Financial conventions still vary by country and even by institution. The Chicago Manual of Style recommends defining whichever system you’re using up front so readers aren’t left guessing whether $5M means five thousand or five million.
How “K” Became Everyday Shorthand
The jump from scientific prefix to casual shorthand happened gradually. The metric system made “kilo” globally recognizable, and as the prefix appeared on food packaging (kg), road signs (km), and school textbooks, the association between K and “a thousand” became second nature for most people. Job postings, social media, and texting cemented it further. Writing “$75K” is faster and universally understood in a way that “$75M” (in the old financial sense) never was outside of banking circles.
Lowercase “k” vs. Uppercase “K”
In the official SI system, the symbol for kilo is a lowercase “k.” This is actually an exception to the general rule: all SI prefixes for large multipliers (mega, giga, tera, and above) use uppercase letters, while prefixes for small fractions use lowercase. Kilo, along with hecto (h) and deka (da), breaks the pattern by staying lowercase despite representing a multiplier.
In casual usage, though, most people write an uppercase K when abbreviating thousands in money or other contexts ($50K, 10K followers). This informal convention is so widespread that it rarely causes confusion, but technically the SI-correct form is a lowercase k.
The Special Case in Computing
Computing added its own twist. Because computer memory is organized in powers of two, and 2¹⁰ (1,024) is very close to 1,000 (less than 2.5% difference), early engineers borrowed “kilo” as a convenient approximation. A “kilobyte” originally meant 1,024 bytes, not exactly 1,000. This double meaning persisted for decades.

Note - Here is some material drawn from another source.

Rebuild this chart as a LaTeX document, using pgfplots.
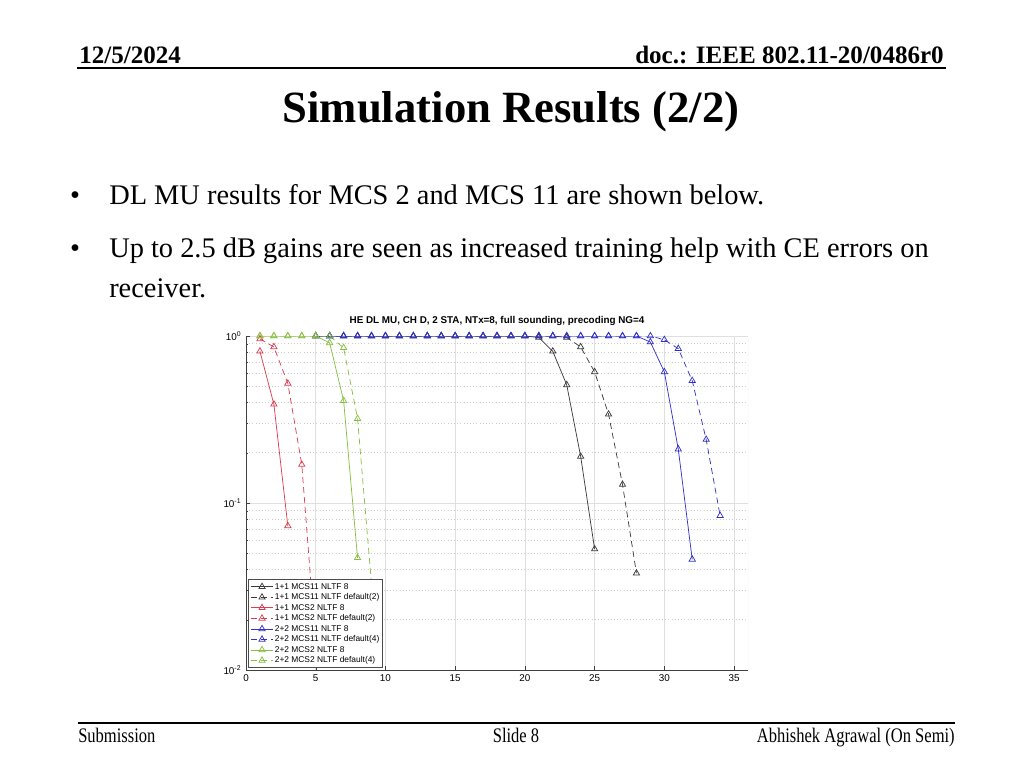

In 1998, the International Electrotechnical Commission tried to clean up the ambiguity by creating new prefixes: “kibi” (symbol KiB) for 1,024 bytes, reserving “kilo” (kB) strictly for 1,000 bytes. In practice, both conventions still coexist. You’ll often see KB with an uppercase K used for the binary meaning (1,024 bytes) and kB with a lowercase k for the strict decimal meaning (1,000 bytes), though many manufacturers and operating systems aren’t consistent about this.
Why “K” Won Out
The reason K dominates today comes down to clarity and global reach. The metric system is used in virtually every country, which means “kilo = thousand” is one of the most widely understood numerical conventions on the planet. Latin-based alternatives like M for mille are limited to specific industries and carry genuine ambiguity. K doesn’t. When someone writes 5K, there’s no second interpretation. That simplicity is why a Greek word from antiquity ended up as the universal shorthand on your paycheck, your running app, and your social media follower count.